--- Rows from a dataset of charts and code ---
* * * * * * *
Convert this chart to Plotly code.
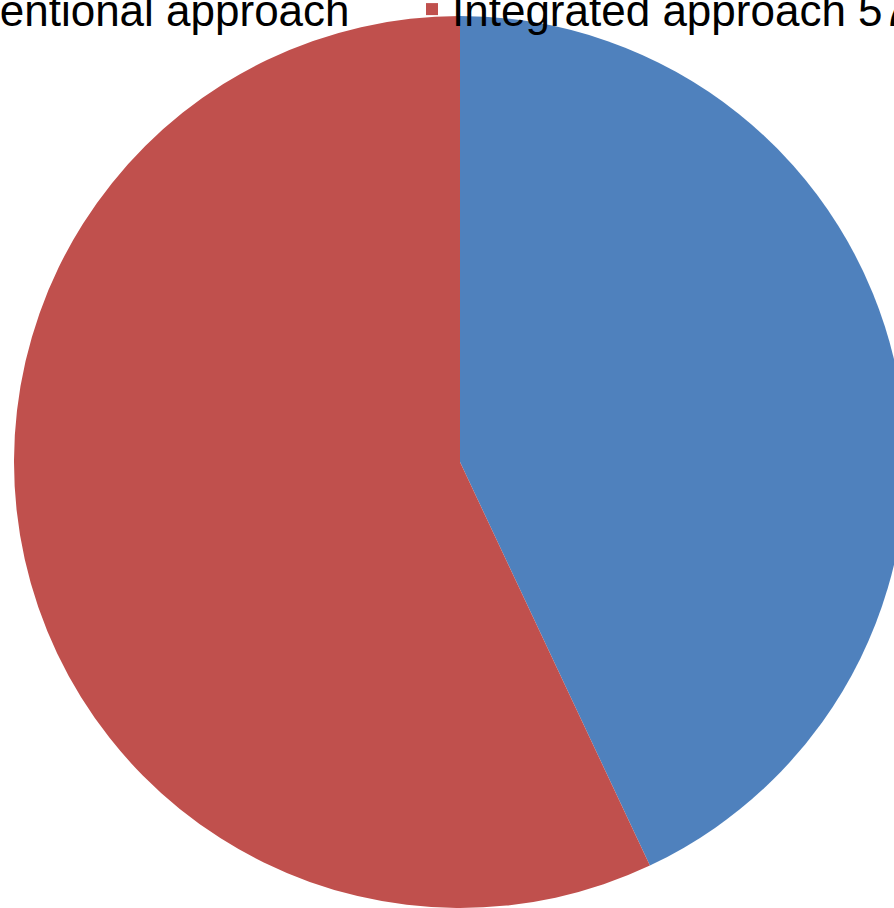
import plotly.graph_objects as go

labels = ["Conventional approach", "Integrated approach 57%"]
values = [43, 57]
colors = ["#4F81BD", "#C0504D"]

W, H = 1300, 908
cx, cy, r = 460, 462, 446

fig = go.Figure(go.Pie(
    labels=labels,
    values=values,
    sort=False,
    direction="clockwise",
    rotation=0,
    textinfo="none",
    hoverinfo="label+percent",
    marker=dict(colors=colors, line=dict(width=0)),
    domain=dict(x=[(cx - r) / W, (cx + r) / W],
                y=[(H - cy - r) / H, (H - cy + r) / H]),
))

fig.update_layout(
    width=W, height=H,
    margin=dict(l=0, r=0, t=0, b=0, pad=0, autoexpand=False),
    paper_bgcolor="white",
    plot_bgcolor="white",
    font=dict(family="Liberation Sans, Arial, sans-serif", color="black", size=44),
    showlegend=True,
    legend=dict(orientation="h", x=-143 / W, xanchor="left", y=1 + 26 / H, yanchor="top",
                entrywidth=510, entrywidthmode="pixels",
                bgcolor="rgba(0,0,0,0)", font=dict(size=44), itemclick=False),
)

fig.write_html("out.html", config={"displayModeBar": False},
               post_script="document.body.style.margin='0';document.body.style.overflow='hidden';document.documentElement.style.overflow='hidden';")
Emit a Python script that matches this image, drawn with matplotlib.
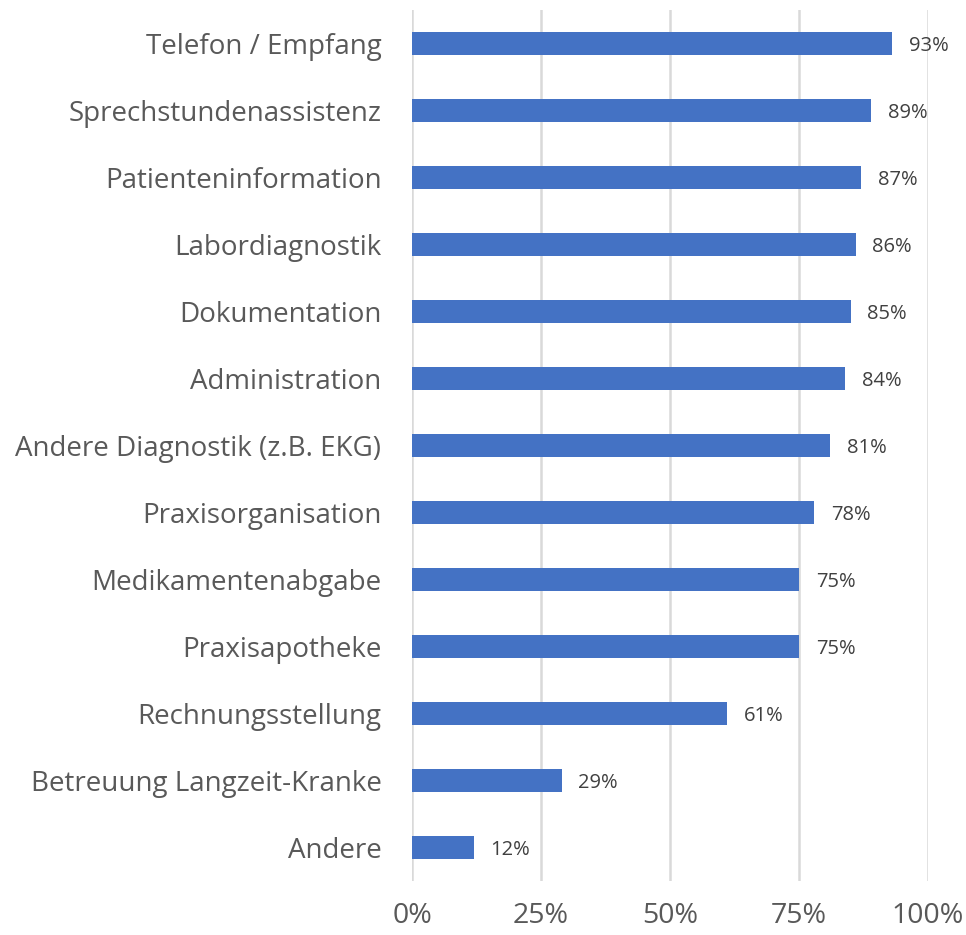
* * * * * * *
--- Work required ---
Quote, exactly and only, the lines from the first line of the data above through the line containing "cx, cy, r = 460, 462, 446". The pictures do not belong in it.

--- Result below ---
Convert this chart to Plotly code.
import plotly.graph_objects as go

labels = ["Conventional approach", "Integrated approach 57%"]
values = [43, 57]
colors = ["#4F81BD", "#C0504D"]

W, H = 1300, 908
cx, cy, r = 460, 462, 446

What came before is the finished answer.